何でもできると何にもできない
試しに使ってみた感覚としては、かなり完成度の高い評価機であり、そのまま製品化しても十分使えるのではないかということ。実際に発売されていたら、ガジェット好きは買うと思えた。しかし、本田氏は製品化しなかったことについて、「Androidは何でもできるが、それは何もできないというのと同義。何かに特化していないから、50回線のMVNOといったビジネスには向かない」とし、そうしたビジネスを発展させるために、"誰か"が"誰も"が使えるものを出す必要があった、と語る。
また、オープンソースが日本のモノづくりの真価を発揮できる分野であるとし、プラットフォームの共通化により、開発者負担が減り、結果的にSIが不要になる可能性がでてくるほか、オープン化により半導体のチップでさえも別の案件で気軽に使用してもらえる可能性がでてくるとし、「ソフトウェアもハードウェアも陳腐化するものと考え、そこにこだわるのではなく、そこから一歩進みだしてもらいたい」と、オープンソースの活用を指摘する。
組み込みの世界も、短TAT要求が強くなっており、一昔前のように特定のプロセッサをチューニングして使い倒すということが難しくなってきている。
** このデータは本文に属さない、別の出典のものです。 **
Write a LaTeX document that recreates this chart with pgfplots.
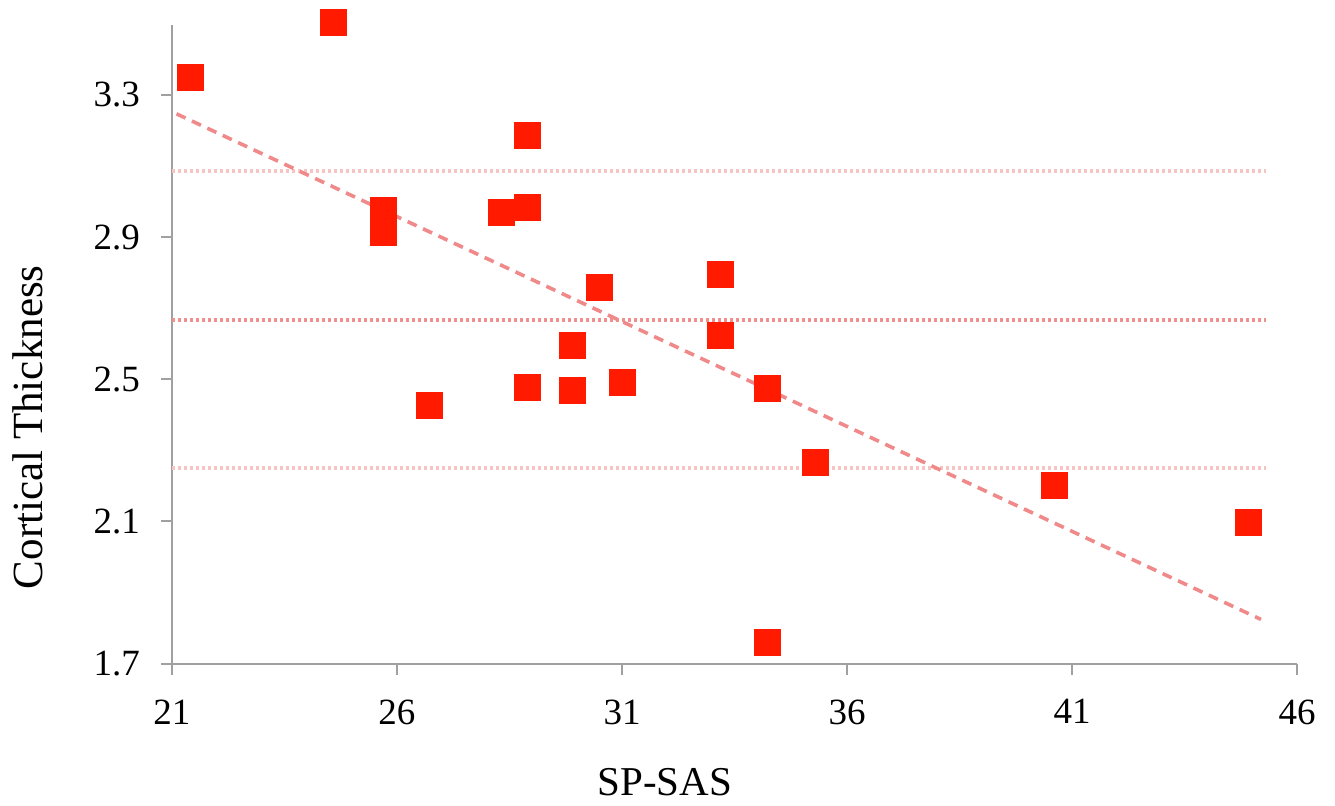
\documentclass[border=0pt]{standalone}
\usepackage{fontspec}
\setmainfont{Liberation Serif}
\usepackage{pgfplots}
\pgfplotsset{compat=1.18}

\definecolor{ptred}{HTML}{FF1A00}
\definecolor{trendpink}{HTML}{F08A8A}
\definecolor{sdpink}{HTML}{F7C4C4}
\definecolor{meanpink}{HTML}{EF9090}
\definecolor{axgray}{HTML}{A0A0A0}

\begin{document}
\begin{tikzpicture}
\begin{axis}[
    name=ax,
    scale only axis,
    width=562.5pt, height=319.25pt,
    xmin=21, xmax=46,
    ymin=1.7, ymax=3.497,
    xtick={21,26,31,36,41,46},
    ytick={1.7,2.1,2.5,2.9,3.3},
    axis x line*=bottom,
    axis y line*=left,
    axis line style={axgray, line width=1pt},
    tick style={axgray, line width=1pt},
    tick align=outside,
    major tick length=5.5pt,
    clip=false,
    /pgf/number format/assume math mode=true,
    ticklabel style={font=\fontsize{18.5}{18.5}\selectfont},
    xticklabel style={yshift=-9pt},
    yticklabel style={xshift=-7pt, /pgf/number format/fixed,
        /pgf/number format/fixed zerofill, /pgf/number format/precision=1},
    xlabel={SP-SAS},
    ylabel={Cortical Thickness},
    xlabel style={at={(axis description cs:0.438,-0.1856)}, anchor=center,
        font=\fontsize{20.5}{20.5}\selectfont},
    ylabel style={at={(axis description cs:-0.128,0.37)}, anchor=center,
        font=\fontsize{21.5}{21.5}\selectfont},
]
% mean +/- SD lines
\addplot[sdpink, line width=1.8pt, dash pattern=on 1.5pt off 1.5pt]
    coordinates {(21,3.086) (45.3,3.086)};
\addplot[meanpink, line width=1.8pt, dash pattern=on 1.5pt off 1.5pt]
    coordinates {(21,2.666) (45.3,2.666)};
\addplot[sdpink, line width=1.8pt, dash pattern=on 1.5pt off 1.5pt]
    coordinates {(21,2.251) (45.3,2.251)};
% trend line
\addplot[trendpink, line width=1.8pt, dash pattern=on 5pt off 3.5pt]
    coordinates {(21.1,3.247) (45.2,1.824)};
% subjects
\addplot[ptred, only marks, mark=square*, mark size=6.5pt,
    mark options={fill=ptred, draw=ptred, line width=0pt}]
    coordinates {
    (21.42,3.348) (24.6,3.505) (25.69,2.976) (25.69,2.912) (26.73,2.425)
    (28.33,2.970) (28.89,2.984) (28.89,3.185) (28.89,2.478) (29.91,2.596)
    (29.91,2.467) (30.49,2.757) (31.02,2.490) (33.18,2.796) (33.18,2.622)
    (34.23,2.473) (34.23,1.760) (35.29,2.267) (40.62,2.202) (44.93,2.097)
    };
\end{axis}
\pgfresetboundingbox
\path[use as bounding box] ([shift={(-86pt,-70.75pt)}]ax.south west)
    rectangle ([shift={(19pt,12.5pt)}]ax.north east);
\end{tikzpicture}
\end{document}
逆に言えば、次々と新しいプロセッサを使っていかなければいけないのが実情である。また、高機能化に伴い、新たな分野、例えばコミュニケーション分野、に取り組まなければいけなくなっており、開発の負担は増えている。そうした要求は上層のアプリケーション側で決まるが、下層のハードウェアもそれに追随する必要がある。そうした上と下の階層をつなぐものがAndroidであり、Googleという市場価値を上手く使うことで、「組み込みとIT分野の融合が上手く行く可能性が出てくる」と本田氏は語る。
端的な例としては、IEEEの規格とITUの規格の存在。「PCで使われる規格(Wi-Fi)には相性があると良く言われるが、そんなものは無く、単に仕様が異なるだけ。オープン化することで、こうした似てるが、違う業界として使われてきたものが、同じ土俵で使用できるようになる。重要なのはアプリケーションが接続している回線を気にせずにネットに接続できること」とするが、こうした新しい取り組みは市場がないため、なかなか踏み出せないのが実情である。そのため、本田氏は「今回の端末を用いて、新しい市場から作っていくことが可能になる」とし、その意義を「電話であることが発想を縛る」と語る。
つまり、「携帯網を使ったサービスをユーザーが求めているのであって、通話が優先されるものではない」であり、ユーザーは自分が使いたいサービスに対して料金を支払うことが重要であるとする。例えば、iモード、EZweb、S!メールのすべてのメールアドレスが使えるアプリケーションを持つ端末があれば多くの人がそれを使う可能性がある(実際に、評価端末にはGmailが搭載されているので、それを使うとキャリア云々という問題は関係なくなってしまう)。PCの世界では、キャリアもプロバイダも自由に選べる、つまりオープン化されているわけだが、携帯電話ではそれができない。「自由な端末があって、例えば村の防災無線とかが携帯網でつながって、その端末上で村オリジナルのアプリが動いている、といったこともできるようになるかもしれない」と本田氏は語る。インフラとしては何を用いても良いし、アプリケーションだって、自信がある村のアマチュアプログラマが作っても良い。
SIを介せば高価になるシステムも、Androidを通じて開発すればSIが不要となる可能性もある。しかし、そのためにはオープン化のほか、共通化も必要であるという。共通化しないことには技術が担保できないためだ。今回の端末はオープン化と共通化を実現するものと考えられ、Androidの組み込みへの普及促進が期待される。
搭載されるのは「Android 1.0」で最新版となる同1.5ではない。ただし、「ロードマップ上にはすでに予定として入っている」(本田氏)としているほか、ユーザー側でフルパッケージ版を活用することでアップデート可能とのこと |
なお、価格はオープンとしているが、OESFでも採用されることから、OESFの会員に関しては会員価格が用意されるという。
本田氏は、このAndroid開発キットについて、「サービスモデルの構築用」としており、ハードウェアに詳しくなくてもソフトウェアが作れるため、組み込みエンジニアだけではなく、アプリケーションエンジニアなど、より多くのエンジニアに活用してもらえれば、と期待を寄せている。